◆ SHORT TASK
Copy out every line in which the string "React" occurs.

◆ RECORDED DATA
┌────────

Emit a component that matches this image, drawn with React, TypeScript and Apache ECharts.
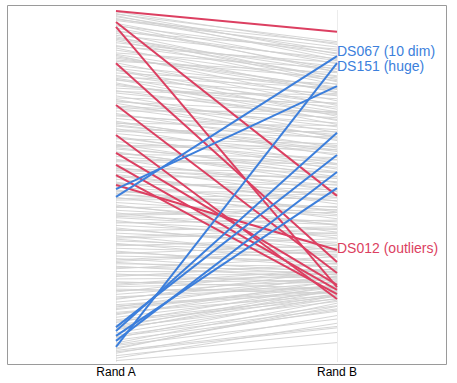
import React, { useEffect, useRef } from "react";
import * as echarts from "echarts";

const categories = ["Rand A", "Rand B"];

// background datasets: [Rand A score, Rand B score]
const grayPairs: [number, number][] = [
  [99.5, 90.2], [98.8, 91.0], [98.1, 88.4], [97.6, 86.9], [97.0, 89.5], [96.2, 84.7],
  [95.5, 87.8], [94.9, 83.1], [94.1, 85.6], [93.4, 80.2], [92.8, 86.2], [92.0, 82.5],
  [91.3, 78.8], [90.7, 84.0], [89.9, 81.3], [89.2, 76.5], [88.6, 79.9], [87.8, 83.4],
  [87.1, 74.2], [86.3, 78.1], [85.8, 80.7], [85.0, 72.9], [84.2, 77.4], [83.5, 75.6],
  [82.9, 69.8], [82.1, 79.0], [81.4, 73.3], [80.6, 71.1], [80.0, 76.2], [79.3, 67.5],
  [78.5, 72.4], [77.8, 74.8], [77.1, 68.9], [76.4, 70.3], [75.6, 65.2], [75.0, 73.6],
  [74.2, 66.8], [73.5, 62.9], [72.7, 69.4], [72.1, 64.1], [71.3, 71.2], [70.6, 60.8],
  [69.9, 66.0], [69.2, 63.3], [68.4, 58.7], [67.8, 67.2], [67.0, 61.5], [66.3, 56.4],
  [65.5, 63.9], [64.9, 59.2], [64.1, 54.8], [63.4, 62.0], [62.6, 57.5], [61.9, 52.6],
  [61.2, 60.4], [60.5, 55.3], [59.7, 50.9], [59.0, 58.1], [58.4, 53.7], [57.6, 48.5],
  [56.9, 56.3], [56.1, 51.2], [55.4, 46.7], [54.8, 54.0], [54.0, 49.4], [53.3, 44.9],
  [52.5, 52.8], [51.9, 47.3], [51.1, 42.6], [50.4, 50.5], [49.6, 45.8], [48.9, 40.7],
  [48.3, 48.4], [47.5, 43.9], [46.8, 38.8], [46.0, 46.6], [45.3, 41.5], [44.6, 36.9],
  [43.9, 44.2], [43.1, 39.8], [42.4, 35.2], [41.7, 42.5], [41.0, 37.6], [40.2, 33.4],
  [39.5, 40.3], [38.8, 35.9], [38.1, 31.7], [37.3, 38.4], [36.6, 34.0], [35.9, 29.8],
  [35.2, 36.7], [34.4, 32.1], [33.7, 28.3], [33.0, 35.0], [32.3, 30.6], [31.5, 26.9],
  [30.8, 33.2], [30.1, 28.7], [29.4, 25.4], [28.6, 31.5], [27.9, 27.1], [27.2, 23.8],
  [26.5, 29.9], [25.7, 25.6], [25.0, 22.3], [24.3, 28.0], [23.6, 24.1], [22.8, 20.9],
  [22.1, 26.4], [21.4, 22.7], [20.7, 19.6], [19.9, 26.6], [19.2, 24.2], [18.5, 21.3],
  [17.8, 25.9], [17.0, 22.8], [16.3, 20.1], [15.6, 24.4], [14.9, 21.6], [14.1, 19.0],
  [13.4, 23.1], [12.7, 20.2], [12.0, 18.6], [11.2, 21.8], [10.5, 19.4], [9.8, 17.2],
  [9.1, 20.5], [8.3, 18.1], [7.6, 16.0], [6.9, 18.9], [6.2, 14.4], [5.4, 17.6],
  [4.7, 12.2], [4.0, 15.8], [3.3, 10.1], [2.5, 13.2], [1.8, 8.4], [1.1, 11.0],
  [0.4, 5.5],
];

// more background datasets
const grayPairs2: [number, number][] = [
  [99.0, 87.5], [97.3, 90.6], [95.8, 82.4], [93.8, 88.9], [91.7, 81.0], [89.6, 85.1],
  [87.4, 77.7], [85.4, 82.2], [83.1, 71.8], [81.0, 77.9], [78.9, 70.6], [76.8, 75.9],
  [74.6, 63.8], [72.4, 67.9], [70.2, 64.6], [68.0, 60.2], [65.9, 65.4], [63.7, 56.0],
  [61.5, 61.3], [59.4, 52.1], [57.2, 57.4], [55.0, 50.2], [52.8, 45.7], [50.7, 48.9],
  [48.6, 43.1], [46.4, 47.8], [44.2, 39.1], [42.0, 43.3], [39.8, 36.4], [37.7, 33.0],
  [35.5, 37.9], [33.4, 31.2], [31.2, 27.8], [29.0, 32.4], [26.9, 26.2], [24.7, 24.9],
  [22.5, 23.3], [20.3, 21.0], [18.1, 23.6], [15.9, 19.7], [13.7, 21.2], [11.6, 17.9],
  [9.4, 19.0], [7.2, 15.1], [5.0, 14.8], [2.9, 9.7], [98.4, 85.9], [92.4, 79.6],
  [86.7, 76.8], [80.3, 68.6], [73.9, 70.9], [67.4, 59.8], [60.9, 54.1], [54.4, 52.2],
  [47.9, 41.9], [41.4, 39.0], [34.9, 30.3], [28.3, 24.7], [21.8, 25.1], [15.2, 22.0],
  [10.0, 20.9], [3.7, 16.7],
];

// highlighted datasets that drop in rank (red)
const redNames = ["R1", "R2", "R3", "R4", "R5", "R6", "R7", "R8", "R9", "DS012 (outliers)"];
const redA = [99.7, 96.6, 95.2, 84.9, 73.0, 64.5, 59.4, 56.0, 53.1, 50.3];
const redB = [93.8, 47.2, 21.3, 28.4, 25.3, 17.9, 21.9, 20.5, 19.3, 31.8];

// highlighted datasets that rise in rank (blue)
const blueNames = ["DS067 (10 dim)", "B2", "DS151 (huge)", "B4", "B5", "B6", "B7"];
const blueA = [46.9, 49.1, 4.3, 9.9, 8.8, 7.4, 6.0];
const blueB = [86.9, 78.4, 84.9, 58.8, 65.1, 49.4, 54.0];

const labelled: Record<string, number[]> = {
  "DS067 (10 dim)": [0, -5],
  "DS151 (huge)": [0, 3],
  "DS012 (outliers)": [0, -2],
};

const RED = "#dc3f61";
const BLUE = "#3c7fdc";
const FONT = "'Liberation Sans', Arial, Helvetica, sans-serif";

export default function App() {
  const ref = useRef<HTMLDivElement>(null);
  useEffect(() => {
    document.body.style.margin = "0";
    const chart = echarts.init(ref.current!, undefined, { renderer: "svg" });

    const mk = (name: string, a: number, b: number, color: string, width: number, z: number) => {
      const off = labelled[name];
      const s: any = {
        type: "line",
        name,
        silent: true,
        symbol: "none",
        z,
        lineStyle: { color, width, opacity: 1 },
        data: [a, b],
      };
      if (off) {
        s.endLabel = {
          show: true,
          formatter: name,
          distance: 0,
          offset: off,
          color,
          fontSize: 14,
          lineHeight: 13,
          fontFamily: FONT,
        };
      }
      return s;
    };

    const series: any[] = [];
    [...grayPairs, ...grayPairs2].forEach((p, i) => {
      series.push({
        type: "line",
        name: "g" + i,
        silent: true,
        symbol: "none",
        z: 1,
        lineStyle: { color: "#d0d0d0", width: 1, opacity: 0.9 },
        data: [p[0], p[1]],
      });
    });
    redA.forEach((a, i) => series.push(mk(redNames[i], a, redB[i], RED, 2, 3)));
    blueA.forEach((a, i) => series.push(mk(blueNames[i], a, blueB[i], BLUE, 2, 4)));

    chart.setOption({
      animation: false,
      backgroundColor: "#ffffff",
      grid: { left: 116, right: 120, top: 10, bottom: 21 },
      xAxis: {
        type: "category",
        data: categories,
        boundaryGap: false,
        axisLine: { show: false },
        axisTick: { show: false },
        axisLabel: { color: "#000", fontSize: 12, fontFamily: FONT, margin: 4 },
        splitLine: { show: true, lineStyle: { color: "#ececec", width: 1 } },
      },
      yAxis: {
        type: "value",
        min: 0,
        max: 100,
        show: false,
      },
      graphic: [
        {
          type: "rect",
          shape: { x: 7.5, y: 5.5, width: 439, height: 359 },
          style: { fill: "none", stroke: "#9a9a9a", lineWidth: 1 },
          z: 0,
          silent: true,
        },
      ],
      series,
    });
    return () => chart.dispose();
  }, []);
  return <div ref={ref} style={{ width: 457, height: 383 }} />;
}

└────────

◆ RESPONSE
Emit a component that matches this image, drawn with React, TypeScript and Apache ECharts.
import React, { useEffect, useRef } from "react";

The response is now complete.